**Raw data**
++++
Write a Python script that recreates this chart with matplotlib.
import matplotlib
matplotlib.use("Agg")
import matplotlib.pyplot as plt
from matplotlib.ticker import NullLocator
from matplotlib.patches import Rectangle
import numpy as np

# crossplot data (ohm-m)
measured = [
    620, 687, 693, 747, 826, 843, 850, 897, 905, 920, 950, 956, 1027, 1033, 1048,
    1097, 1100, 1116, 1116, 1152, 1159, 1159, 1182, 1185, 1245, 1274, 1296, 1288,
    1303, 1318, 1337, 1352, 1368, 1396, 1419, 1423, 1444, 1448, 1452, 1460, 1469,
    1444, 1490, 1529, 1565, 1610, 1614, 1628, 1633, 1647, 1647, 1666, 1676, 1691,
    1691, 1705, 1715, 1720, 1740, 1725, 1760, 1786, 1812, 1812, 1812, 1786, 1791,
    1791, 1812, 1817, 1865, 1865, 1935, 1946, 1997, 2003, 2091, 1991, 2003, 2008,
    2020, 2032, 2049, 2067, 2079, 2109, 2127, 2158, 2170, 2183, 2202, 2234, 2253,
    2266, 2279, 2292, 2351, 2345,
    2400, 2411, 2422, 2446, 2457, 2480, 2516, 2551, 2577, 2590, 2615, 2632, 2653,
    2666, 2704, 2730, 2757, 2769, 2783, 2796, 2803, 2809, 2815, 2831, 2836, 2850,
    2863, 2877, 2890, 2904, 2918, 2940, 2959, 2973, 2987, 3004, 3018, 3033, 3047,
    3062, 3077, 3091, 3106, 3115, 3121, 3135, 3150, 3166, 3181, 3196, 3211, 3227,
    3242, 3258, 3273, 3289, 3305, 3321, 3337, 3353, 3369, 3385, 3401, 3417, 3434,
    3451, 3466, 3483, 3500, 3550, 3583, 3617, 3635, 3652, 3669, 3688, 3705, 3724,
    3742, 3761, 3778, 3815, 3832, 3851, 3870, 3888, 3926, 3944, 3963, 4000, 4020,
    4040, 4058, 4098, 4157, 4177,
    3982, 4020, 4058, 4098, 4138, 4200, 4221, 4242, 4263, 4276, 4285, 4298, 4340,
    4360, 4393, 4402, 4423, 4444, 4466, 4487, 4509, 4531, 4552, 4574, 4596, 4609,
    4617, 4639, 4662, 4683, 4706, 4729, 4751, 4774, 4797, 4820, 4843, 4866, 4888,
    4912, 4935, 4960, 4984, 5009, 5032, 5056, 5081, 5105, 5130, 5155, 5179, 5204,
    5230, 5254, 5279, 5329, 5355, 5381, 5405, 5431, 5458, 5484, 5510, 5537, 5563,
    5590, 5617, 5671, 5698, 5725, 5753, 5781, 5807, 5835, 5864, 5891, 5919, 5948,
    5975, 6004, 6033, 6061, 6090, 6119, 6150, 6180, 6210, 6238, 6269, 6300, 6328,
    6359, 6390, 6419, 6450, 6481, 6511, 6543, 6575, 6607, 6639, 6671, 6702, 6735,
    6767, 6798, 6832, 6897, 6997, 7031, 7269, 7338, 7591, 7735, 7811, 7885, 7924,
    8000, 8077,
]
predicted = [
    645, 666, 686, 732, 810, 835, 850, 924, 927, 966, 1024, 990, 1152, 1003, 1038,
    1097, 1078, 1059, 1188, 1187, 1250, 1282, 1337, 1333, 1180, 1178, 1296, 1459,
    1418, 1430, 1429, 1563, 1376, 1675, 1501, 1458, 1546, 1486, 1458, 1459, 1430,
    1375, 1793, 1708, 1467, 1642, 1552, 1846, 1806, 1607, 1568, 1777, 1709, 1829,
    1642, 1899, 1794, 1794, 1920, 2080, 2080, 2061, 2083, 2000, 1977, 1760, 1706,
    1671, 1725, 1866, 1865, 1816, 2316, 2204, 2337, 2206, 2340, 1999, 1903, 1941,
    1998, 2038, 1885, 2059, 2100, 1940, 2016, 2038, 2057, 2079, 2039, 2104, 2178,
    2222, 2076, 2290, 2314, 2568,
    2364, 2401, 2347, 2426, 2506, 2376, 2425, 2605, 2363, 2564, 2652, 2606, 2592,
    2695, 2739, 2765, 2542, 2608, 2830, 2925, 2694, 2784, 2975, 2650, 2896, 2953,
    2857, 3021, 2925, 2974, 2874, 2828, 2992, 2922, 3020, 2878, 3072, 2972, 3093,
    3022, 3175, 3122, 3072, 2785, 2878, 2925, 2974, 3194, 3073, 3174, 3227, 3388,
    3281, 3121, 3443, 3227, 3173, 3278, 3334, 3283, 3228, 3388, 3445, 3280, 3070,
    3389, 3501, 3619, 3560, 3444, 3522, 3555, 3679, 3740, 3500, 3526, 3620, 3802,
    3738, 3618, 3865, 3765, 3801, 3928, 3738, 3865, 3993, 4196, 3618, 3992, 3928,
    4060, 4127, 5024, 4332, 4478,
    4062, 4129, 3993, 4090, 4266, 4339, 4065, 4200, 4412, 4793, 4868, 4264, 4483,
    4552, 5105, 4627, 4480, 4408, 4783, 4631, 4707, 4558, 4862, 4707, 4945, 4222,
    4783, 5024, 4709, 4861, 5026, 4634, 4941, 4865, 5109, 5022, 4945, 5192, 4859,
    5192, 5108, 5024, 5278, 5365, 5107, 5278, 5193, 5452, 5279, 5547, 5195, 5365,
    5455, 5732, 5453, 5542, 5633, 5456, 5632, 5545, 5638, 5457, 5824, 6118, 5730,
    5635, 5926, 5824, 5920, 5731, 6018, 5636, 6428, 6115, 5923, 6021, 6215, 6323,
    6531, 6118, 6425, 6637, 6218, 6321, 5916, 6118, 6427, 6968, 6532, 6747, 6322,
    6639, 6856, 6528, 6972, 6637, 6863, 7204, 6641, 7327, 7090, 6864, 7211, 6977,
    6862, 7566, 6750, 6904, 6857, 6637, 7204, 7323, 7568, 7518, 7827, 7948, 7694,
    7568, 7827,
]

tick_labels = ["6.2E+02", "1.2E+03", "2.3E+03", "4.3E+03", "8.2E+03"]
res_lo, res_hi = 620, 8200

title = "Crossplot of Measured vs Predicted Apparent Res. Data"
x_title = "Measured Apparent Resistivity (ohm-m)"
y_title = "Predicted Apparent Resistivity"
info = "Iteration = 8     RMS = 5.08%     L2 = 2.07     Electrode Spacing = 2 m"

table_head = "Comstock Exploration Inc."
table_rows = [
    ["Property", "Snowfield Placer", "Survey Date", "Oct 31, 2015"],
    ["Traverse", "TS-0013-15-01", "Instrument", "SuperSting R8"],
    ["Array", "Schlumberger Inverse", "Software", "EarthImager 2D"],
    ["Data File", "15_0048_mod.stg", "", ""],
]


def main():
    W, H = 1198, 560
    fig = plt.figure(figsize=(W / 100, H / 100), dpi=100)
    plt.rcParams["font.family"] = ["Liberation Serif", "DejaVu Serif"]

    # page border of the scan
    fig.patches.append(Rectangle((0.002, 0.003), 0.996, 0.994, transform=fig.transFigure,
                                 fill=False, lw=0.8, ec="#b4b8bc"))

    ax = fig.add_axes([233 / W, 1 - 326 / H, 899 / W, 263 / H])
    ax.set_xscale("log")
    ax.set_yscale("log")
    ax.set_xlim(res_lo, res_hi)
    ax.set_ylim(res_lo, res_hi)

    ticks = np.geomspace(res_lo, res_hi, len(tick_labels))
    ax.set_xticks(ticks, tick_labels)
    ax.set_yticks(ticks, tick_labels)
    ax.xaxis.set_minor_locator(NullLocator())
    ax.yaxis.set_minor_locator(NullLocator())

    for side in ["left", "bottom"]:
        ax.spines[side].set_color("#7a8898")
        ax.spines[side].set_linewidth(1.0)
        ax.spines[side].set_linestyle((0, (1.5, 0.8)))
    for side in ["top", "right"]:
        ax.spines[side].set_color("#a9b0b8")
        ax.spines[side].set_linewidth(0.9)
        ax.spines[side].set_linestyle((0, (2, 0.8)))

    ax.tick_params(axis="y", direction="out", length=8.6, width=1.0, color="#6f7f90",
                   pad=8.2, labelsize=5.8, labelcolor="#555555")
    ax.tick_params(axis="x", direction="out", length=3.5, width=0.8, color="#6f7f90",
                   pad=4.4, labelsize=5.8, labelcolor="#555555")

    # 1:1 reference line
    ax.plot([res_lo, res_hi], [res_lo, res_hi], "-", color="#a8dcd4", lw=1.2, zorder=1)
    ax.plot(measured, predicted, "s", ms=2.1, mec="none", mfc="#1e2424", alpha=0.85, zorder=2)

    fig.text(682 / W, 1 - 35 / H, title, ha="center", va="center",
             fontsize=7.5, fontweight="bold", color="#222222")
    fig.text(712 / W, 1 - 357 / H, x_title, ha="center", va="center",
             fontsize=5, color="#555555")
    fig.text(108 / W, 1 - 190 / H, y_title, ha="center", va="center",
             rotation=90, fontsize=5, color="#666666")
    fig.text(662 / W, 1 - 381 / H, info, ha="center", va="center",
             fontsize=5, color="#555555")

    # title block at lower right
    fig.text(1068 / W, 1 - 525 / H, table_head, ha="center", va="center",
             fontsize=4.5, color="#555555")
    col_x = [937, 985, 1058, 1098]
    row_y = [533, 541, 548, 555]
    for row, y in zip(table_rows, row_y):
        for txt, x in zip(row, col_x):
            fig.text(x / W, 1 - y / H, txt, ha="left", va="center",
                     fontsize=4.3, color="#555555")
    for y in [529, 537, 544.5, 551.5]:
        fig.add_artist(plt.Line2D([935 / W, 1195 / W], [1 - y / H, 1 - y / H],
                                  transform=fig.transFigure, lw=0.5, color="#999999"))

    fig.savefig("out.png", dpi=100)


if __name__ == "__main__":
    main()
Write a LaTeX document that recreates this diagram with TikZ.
++++
Only the lines from the first line of the records through the line containing "import numpy as np" should be repeated, exactly as they appear.

**Result for this exercise**
Write a Python script that recreates this chart with matplotlib.
import matplotlib
matplotlib.use("Agg")
import matplotlib.pyplot as plt
from matplotlib.ticker import NullLocator
from matplotlib.patches import Rectangle
import numpy as np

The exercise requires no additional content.